I am 10 years removed from Windows but I seem to remember a nagging feature.

SFC - Sytem File Checker. When you tried to slipstream a file onto the system it would tell.. Those are the tools on that OS.

Still needs ADMIN rights I bet.
 
Yes and SFC probably only versioning tool not checksumming.

Regardless the user wants to lock in program versions on a presumed Windows computer. Checksumming not exactly relevant for that.

Portable Apps on USB can be locked out so web apps is your likely best option if you have unfettered access to the interwebs.
 
Yes, so I basically did this, I wrote a wrapper around sha256sum and implement plugins or extensions that define different sets of files to monitor, then it finds all of the files for that given plugin / extension and runs sha256 for those files, sorts the output by the filename and stores that in a git repo. It runs nightly (poor man's cron on windows / git bash using sleep).
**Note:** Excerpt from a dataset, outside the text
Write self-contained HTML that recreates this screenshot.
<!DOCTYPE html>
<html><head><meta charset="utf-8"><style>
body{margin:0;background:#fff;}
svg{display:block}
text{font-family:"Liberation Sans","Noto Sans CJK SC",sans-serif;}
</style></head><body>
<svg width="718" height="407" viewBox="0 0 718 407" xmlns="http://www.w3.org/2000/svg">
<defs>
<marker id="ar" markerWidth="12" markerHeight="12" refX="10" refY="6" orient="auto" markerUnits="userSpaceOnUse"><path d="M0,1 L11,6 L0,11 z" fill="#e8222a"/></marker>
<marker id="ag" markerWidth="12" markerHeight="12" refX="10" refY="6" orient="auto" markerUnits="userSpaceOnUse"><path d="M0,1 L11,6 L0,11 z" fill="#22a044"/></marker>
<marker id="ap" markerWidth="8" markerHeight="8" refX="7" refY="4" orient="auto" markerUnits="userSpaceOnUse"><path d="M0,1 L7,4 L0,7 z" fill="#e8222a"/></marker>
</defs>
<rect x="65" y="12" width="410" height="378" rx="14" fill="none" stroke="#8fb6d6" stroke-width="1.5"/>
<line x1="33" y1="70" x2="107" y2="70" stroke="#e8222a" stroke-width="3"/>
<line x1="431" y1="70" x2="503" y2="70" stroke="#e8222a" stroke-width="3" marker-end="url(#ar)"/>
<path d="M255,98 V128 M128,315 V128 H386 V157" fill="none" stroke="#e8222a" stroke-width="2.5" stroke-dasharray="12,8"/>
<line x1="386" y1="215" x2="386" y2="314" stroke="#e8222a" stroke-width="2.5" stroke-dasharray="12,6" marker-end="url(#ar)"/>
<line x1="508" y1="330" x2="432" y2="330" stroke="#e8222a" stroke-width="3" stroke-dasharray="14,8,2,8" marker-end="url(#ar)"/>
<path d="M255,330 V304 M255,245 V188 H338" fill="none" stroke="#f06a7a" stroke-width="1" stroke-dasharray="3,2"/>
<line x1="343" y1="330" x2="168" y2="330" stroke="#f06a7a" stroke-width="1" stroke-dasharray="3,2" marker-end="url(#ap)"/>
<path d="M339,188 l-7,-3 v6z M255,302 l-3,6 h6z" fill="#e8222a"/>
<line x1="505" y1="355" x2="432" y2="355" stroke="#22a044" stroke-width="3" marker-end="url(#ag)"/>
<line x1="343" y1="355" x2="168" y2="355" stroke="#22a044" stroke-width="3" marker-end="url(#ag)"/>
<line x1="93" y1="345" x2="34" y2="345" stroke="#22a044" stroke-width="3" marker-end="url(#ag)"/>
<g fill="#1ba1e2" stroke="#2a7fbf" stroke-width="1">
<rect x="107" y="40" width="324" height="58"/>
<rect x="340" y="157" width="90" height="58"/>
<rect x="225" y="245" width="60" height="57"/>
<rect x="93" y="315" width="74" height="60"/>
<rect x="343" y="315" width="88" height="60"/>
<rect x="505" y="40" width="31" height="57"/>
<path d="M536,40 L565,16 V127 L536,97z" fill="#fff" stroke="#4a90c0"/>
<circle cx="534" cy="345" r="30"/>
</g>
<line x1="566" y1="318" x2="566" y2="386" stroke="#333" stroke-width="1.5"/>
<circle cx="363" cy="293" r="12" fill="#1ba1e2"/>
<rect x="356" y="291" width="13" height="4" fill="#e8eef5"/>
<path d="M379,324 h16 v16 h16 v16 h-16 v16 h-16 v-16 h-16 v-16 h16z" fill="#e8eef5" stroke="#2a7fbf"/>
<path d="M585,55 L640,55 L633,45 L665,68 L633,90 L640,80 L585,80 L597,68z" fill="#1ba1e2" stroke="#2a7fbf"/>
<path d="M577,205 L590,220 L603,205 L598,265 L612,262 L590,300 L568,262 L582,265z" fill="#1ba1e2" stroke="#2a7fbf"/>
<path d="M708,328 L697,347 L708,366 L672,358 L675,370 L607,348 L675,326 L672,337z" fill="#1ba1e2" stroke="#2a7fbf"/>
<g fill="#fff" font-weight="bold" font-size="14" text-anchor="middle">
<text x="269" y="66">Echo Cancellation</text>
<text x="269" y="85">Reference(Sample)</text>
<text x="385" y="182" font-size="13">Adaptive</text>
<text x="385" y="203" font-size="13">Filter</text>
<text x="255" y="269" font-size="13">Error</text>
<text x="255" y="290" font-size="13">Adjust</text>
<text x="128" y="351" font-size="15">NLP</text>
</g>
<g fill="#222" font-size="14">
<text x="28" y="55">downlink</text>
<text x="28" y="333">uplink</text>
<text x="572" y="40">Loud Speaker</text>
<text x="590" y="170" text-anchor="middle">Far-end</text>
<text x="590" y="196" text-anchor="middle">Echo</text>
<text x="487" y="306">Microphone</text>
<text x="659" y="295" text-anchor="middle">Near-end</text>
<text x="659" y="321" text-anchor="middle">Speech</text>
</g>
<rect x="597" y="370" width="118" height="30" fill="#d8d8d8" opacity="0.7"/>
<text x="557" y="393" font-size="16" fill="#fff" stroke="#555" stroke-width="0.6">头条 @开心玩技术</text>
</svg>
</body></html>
Right now, the only extension I implemented was for Intellij because that is the one that I use the most and it is really bothersome when it doesn't work.

As the file database is updated, I may look at the history and use a tool like meld to see what changed. I was hoping to implement notifications, but haven't gotten around to that yet.

Again, yes, if this were my system, I'd be running it on top of ZFS and voila, rollback, but this is beyond my control. I just want to use it as an early warning system to say, yes, it's not me, it's you (Seinfeld Pun). In this case, even if it is our security team or whomever, it doesn't matter. At the end of the day, something I use ends up broken and I'd like to just confirm that it is at least different than when it was last known working ...

Additionally, I use tags to mark a particular snapshot as working and do that independently of the contents. Ideally, I would be prompted to validate anytime there is a change so I could better pinpoint problems.